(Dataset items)

## Start

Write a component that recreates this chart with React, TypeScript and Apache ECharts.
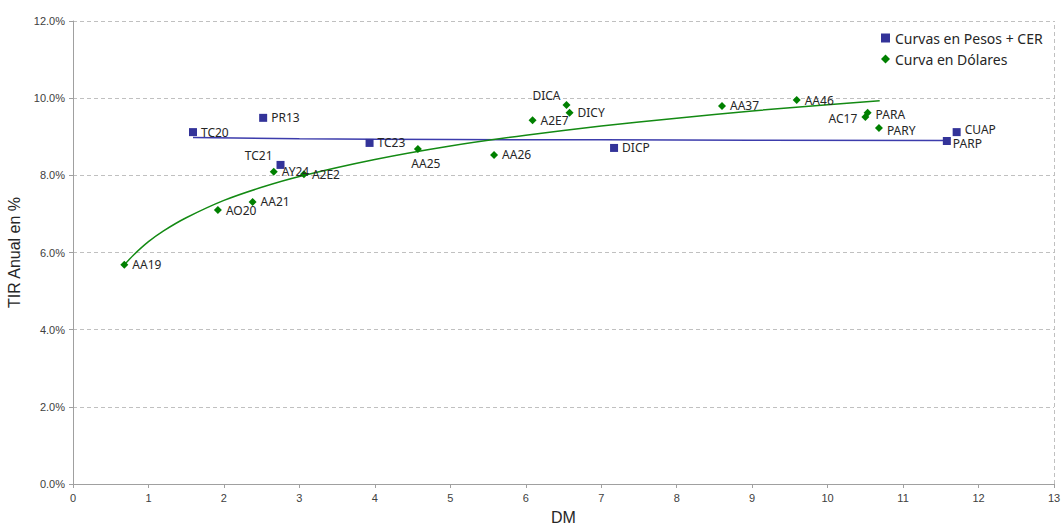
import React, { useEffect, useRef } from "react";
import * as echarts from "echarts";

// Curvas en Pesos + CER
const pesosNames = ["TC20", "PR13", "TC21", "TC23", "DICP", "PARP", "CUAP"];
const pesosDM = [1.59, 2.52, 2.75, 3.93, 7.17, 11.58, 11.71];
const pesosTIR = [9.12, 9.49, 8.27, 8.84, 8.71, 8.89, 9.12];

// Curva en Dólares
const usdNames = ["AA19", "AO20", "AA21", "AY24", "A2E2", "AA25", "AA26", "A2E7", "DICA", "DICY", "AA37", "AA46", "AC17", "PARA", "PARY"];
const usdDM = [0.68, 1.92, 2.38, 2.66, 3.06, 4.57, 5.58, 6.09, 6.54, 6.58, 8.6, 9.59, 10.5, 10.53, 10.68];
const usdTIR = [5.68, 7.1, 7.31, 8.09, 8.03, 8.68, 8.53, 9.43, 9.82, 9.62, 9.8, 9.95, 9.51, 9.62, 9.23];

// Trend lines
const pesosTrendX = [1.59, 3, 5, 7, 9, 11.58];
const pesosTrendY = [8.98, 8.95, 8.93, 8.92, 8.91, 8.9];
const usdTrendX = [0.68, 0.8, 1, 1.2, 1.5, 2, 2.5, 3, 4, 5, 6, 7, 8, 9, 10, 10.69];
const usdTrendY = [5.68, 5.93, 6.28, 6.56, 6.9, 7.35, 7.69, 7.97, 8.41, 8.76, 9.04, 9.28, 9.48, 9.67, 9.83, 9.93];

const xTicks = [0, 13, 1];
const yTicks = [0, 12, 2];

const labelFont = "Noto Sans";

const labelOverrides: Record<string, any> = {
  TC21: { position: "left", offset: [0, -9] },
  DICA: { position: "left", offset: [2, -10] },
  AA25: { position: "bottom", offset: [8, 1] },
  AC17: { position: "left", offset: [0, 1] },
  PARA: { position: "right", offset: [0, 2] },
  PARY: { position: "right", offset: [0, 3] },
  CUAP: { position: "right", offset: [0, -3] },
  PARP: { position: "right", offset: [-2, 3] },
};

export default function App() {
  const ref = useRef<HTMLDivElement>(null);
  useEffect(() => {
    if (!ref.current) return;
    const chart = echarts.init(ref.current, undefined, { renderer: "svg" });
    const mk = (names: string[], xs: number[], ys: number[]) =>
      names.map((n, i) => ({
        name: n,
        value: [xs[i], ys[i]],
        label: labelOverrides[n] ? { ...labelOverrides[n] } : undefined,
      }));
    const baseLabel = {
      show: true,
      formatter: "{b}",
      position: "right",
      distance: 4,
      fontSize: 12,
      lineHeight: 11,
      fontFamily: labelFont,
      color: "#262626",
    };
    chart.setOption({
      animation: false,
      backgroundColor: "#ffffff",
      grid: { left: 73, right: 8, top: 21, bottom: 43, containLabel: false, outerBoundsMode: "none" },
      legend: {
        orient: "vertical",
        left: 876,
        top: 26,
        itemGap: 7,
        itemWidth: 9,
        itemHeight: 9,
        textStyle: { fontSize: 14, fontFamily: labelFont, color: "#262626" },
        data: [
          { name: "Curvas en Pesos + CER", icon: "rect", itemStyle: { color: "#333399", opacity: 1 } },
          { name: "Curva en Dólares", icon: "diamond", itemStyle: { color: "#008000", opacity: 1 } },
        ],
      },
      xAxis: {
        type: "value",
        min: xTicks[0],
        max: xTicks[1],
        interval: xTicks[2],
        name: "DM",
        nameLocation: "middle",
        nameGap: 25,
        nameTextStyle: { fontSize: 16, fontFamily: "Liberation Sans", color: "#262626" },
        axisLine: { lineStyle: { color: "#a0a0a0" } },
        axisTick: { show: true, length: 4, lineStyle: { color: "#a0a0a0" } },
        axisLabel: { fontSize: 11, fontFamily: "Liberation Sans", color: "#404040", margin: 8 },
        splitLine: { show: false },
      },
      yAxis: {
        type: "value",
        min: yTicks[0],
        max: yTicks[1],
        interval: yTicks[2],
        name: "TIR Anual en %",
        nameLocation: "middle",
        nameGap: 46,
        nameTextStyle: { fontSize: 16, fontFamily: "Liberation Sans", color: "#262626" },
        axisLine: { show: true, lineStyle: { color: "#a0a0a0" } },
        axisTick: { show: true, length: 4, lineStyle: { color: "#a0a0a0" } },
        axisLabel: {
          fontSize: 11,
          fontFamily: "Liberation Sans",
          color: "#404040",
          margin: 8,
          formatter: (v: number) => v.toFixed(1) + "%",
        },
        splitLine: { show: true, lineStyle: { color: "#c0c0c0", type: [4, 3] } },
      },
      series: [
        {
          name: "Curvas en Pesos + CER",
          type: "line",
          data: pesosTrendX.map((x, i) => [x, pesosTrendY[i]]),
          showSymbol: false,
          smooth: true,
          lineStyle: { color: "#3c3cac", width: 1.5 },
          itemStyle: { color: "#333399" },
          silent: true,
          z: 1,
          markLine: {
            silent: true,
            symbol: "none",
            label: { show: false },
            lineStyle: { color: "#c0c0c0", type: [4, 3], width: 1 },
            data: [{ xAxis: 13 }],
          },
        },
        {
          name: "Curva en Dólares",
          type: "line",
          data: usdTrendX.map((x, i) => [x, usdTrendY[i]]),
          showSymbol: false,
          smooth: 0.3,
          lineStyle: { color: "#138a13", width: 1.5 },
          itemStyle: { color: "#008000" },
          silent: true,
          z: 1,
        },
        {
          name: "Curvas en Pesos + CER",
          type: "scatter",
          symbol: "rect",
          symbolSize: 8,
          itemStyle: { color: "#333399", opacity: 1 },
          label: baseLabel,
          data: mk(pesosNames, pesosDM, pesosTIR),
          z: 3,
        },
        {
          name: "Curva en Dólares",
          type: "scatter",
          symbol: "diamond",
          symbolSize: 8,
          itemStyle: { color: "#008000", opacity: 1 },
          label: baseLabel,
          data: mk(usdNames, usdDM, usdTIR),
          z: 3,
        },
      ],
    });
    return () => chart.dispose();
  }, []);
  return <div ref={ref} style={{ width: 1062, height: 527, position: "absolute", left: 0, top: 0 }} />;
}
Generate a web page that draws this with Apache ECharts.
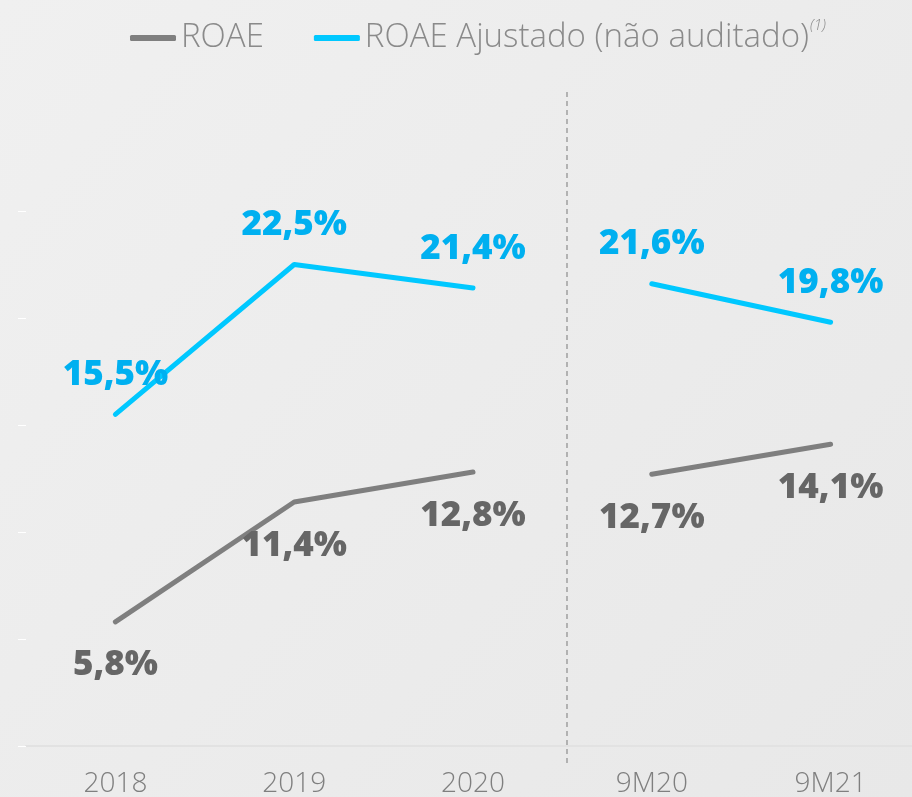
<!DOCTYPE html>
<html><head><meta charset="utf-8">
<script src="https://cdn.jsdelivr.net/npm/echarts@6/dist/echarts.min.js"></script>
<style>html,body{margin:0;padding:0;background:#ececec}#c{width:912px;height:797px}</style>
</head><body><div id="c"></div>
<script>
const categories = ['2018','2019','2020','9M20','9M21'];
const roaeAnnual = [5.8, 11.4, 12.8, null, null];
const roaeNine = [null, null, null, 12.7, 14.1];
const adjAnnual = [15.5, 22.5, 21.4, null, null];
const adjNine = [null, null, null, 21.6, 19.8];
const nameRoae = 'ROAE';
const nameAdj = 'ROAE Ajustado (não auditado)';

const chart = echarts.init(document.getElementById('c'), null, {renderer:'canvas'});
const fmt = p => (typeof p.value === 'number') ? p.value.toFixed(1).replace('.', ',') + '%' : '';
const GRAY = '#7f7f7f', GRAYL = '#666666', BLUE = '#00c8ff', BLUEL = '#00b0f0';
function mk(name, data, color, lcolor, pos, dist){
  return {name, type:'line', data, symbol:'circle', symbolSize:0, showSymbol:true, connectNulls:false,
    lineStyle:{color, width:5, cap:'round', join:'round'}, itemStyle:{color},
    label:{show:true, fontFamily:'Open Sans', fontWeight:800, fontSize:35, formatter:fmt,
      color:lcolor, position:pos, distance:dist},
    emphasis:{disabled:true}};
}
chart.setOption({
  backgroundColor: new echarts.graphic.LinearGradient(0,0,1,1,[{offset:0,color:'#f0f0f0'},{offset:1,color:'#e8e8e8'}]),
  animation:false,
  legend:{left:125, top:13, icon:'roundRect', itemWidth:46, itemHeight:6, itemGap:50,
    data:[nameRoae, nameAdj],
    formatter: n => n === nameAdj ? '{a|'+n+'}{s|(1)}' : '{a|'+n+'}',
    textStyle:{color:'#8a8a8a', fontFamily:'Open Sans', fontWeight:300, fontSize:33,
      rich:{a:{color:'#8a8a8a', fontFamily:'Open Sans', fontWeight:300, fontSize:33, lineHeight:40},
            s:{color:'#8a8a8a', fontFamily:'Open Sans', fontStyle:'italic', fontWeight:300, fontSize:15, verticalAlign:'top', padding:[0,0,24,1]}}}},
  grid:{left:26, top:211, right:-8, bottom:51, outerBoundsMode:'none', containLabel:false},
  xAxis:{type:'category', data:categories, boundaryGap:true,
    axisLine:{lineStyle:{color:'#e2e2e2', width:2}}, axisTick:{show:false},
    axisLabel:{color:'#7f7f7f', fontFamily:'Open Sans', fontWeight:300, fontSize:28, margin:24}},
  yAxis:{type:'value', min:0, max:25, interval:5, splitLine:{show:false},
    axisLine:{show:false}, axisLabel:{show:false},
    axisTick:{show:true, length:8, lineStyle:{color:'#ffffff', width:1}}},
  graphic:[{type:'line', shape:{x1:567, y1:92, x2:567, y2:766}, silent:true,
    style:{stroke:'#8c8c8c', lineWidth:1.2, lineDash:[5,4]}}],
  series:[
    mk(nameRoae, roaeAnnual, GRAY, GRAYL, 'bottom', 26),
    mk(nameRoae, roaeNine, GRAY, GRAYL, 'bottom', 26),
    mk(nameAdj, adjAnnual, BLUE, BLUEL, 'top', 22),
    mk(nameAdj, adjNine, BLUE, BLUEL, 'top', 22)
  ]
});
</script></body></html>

## End

Work instructions -
Across all the entries, count the lines that contain the word "Apache" and give the number by itself.

Correct answer -
2